Memorial to Topsy Read about project
Topsy, the elephant died by electrocution in January 1903. Deemed a “problem” elephant because she killed a man who fed her a lit cigarette, she was sentenced to die. Luna Park’s founders parlayed Topsy’s notoriety in the press for months as free publicity and treated her death as a publicity stunt. As the winner of a national competition, I built a memorial to Topsy for the Coney Island Museum.
Along Luna Park’s Grand Canal when it opened in May 1903 were rows of Mutoscopes whose “moving pictures” could be viewed by paying a penny. Peering into a box to watch a contained, repeating sequence references the elephant’s confinement, her repetitive days controlled with painful gouges, and of being put on display. Turn the crank and the figure within the box dances, strips, or gets electrocuted on demand. In a crowd, personal responsibility gets diluted, but the viewer at the peephole becomes implicated, a witness and a voyeur.

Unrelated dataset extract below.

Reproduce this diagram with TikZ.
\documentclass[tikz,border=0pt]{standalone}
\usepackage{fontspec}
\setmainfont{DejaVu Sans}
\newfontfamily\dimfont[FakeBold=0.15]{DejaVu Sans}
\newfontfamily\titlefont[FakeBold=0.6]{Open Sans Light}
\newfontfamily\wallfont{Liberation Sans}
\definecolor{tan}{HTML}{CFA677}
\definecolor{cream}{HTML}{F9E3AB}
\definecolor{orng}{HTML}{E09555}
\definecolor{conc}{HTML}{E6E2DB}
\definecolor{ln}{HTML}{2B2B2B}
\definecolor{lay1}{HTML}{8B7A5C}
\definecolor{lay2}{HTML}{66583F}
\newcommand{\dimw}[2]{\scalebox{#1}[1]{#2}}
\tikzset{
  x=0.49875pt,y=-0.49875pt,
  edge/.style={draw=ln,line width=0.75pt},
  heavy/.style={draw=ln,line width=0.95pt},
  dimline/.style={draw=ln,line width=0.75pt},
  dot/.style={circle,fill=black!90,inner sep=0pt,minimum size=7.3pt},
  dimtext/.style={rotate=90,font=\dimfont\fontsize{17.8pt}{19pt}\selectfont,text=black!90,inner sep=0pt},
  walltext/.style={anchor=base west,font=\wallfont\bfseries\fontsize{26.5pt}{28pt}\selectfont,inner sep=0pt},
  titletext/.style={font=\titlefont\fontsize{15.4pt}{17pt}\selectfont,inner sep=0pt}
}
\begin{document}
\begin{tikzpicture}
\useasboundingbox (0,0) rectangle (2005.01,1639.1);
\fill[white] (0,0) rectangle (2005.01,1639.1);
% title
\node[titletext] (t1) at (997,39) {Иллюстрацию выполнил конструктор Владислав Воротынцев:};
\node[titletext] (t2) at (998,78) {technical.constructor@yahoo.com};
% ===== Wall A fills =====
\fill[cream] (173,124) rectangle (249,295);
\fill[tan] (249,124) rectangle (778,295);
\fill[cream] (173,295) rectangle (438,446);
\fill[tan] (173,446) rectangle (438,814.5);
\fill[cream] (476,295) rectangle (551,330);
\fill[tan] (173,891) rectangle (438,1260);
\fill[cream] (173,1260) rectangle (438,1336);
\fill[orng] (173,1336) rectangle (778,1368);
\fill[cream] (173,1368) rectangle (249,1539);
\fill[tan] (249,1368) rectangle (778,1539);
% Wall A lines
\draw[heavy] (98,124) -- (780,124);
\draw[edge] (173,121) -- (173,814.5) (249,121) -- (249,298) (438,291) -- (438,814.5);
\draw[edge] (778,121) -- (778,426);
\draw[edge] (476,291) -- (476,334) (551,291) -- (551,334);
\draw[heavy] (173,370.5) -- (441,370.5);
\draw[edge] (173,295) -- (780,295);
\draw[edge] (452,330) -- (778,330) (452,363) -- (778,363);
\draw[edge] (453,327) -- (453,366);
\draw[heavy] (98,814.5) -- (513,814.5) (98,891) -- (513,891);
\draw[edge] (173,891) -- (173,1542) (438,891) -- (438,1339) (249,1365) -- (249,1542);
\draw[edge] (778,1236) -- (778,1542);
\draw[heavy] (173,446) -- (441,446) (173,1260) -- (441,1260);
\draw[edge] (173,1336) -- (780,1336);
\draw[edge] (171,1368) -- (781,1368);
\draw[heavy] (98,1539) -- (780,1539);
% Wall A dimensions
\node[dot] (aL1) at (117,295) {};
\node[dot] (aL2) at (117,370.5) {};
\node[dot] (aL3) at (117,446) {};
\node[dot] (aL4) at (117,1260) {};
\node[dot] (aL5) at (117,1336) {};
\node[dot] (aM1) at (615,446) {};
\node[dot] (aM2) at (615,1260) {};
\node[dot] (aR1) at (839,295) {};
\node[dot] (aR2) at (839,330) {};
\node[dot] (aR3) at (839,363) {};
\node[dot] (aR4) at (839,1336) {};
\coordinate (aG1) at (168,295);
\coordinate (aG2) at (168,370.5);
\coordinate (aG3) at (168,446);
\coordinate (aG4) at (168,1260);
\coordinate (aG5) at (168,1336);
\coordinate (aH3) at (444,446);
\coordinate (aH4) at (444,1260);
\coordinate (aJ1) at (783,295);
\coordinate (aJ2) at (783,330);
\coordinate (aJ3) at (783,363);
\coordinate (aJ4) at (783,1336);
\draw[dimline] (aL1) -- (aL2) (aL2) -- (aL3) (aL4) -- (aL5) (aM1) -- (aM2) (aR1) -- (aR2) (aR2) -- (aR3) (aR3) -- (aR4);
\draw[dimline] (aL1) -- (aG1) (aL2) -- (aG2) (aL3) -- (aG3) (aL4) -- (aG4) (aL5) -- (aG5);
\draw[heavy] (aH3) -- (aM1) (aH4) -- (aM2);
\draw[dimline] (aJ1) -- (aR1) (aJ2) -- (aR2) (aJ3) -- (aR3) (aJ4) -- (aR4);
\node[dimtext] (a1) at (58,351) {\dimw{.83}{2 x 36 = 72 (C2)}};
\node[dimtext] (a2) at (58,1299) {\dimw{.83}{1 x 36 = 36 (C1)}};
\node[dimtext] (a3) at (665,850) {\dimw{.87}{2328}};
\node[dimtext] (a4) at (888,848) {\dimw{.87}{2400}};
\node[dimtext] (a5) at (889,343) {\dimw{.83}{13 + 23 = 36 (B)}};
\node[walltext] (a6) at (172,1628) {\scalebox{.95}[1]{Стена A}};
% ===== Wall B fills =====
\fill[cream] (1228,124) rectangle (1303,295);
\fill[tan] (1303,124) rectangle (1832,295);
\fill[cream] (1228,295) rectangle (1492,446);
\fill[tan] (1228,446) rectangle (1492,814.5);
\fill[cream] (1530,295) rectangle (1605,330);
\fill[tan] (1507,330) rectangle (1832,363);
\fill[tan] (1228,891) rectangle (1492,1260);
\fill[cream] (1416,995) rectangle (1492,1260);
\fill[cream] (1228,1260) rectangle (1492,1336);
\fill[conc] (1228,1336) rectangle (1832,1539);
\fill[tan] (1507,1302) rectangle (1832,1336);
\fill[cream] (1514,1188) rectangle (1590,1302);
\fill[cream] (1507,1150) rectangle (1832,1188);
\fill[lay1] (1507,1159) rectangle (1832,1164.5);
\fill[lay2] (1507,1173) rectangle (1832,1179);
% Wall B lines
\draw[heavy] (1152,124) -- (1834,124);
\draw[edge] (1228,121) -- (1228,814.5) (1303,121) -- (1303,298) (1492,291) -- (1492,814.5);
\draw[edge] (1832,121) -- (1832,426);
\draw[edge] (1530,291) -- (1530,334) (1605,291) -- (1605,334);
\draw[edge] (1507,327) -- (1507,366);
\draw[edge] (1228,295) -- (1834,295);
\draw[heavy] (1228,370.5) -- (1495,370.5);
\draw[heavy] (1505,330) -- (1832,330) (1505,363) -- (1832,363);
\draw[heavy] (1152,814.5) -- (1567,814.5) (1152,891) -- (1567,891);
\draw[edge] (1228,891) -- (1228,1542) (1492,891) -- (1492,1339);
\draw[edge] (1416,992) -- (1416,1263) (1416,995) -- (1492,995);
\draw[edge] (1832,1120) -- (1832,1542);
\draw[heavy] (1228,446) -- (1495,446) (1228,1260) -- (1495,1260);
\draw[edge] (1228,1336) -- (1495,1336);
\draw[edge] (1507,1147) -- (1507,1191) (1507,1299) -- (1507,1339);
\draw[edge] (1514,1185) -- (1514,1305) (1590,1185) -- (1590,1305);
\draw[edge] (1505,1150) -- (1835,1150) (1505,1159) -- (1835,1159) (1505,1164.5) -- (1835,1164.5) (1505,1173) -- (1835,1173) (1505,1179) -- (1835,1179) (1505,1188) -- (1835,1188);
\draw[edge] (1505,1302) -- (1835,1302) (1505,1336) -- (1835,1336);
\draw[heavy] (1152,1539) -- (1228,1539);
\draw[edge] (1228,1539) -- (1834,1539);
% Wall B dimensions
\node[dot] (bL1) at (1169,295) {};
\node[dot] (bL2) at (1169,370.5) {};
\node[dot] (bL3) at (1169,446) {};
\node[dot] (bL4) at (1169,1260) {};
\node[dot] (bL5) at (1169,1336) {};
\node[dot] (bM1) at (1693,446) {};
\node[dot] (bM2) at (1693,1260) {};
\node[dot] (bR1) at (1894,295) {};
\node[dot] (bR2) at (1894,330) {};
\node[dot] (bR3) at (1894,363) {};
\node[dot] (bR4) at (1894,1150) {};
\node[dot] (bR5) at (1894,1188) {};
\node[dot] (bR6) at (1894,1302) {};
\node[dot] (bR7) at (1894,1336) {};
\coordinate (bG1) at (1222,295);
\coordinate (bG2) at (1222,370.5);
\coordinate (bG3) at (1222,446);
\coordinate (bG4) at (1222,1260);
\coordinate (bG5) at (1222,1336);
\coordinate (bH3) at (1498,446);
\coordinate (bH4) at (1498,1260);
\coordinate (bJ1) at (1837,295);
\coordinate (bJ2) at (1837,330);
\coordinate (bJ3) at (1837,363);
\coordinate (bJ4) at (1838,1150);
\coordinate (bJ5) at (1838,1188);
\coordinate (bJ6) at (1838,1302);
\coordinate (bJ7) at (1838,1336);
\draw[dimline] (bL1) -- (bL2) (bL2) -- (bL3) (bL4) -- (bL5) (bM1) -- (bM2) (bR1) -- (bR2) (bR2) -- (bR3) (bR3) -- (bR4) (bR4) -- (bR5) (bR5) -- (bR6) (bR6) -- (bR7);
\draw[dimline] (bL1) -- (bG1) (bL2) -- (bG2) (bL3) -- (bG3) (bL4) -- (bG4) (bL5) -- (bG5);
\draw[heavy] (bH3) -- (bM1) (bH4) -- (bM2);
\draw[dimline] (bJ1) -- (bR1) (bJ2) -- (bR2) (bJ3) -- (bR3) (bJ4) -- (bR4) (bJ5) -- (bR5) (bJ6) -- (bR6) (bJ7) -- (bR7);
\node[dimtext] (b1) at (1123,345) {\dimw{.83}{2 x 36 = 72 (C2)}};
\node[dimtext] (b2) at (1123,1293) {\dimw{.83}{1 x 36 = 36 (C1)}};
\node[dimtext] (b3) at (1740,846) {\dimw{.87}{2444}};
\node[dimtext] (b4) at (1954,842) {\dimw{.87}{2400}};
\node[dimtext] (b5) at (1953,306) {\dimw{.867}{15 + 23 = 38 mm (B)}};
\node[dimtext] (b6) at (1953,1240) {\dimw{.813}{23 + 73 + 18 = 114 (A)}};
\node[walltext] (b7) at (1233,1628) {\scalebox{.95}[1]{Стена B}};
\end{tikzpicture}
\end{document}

A mob came to watch Topsy die. Thomas Edison’s company filmed the event.Topsy features lastingly in the collective unconscious. Born wild in India, she traversed the globe and the back roads of vanishing rural America even as she was confined to spaces and behaviors wholly out of scale to her needs and her body. The ethics of animal welfare, capital punishment, corporate warfare and opportunism, voyeurism, mob mentality, and human solecism permeate her story. Through her death, Topsy quite literally and wholly embodied converging frontiers of corporate development and technological innovation.